Get serious! .. I want you to know that, except for that one incident 
a week from last Thursday, I had never seen an "Irish Wolf" anywhere 
near my yard. .. Really! .. 

 Let's face facts now. .. Our dogs don't actually "do" anything!
.. They normally spend most of their time just waiting for something, .. 
anything .., to happen. Don't they now? 

 Here's how out-of-hand things have gotten. .. A terrier by
definition is, " .. a small and courageous variety of dog that
follows animals into their holes or burrows." .. I can
understand that. .. like, "Rat Terriers" and "Fox Terriers". ..
Now I read in "Dog World" that there are also "Bull Terriers", 
and, to top even that, "Clydesdale Terriers". .. Look! .. We
need either to change those names or to change that definition
of "terrier" to read something like, " .. follows animals into their holes,
burrows, pastures, or stables. .. also known for its lack of good judgment."

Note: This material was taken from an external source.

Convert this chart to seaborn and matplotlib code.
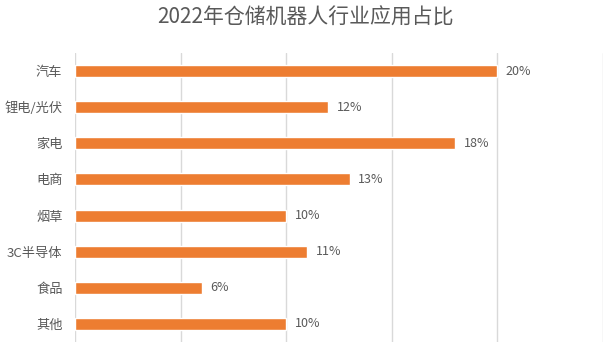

 We need names that reflect reality. .. We need to update the
"Working Group" so that its members can do work that really
needs to be done. .. We need a "German Laundry Dog", a
"Norwegian Sweeper", and a "Belgian Oil Changer". .. Maybe even
a "French Silverware Polisher" or a "Rhodesian Recycler" might be in order. ..

 OK! .. So a "German Laundry Dog" doesn't actually do the
laundry. .. Shoot, the average German Shepherd wouldn't know a
sheep if one crawled into the crate with him. .. Well? .. Would
he?

 I can find fifty goats within three miles of my place. .. Do
you think there's a sheep anywhere nearby? .. No! .. Is there a
"Goatherd" in the A.K.C. book? .. Hell no! .. (I'm sorry. .. I
really get emotional about this.)

 Once these changes have been made, maybe we can have real field
trials and make awards for real contributions to easing the
human condition. .. "Truth in Naming" .. that's what we'll call
it. .. I can see a "Lounging Group", a "Just Cute Group", a
"Waitin' for Something to Happen Group", and maybe a "Get Outta
My Face Group", for example. .. Then we'll have something honest
and people will relate to it.

 I haven't worked out the "high tech"  part, or the money making
part yet, but you'll have to admit that the "need" is there. ..
Can't deny that anymore, can you? .. Nope! .. You can't.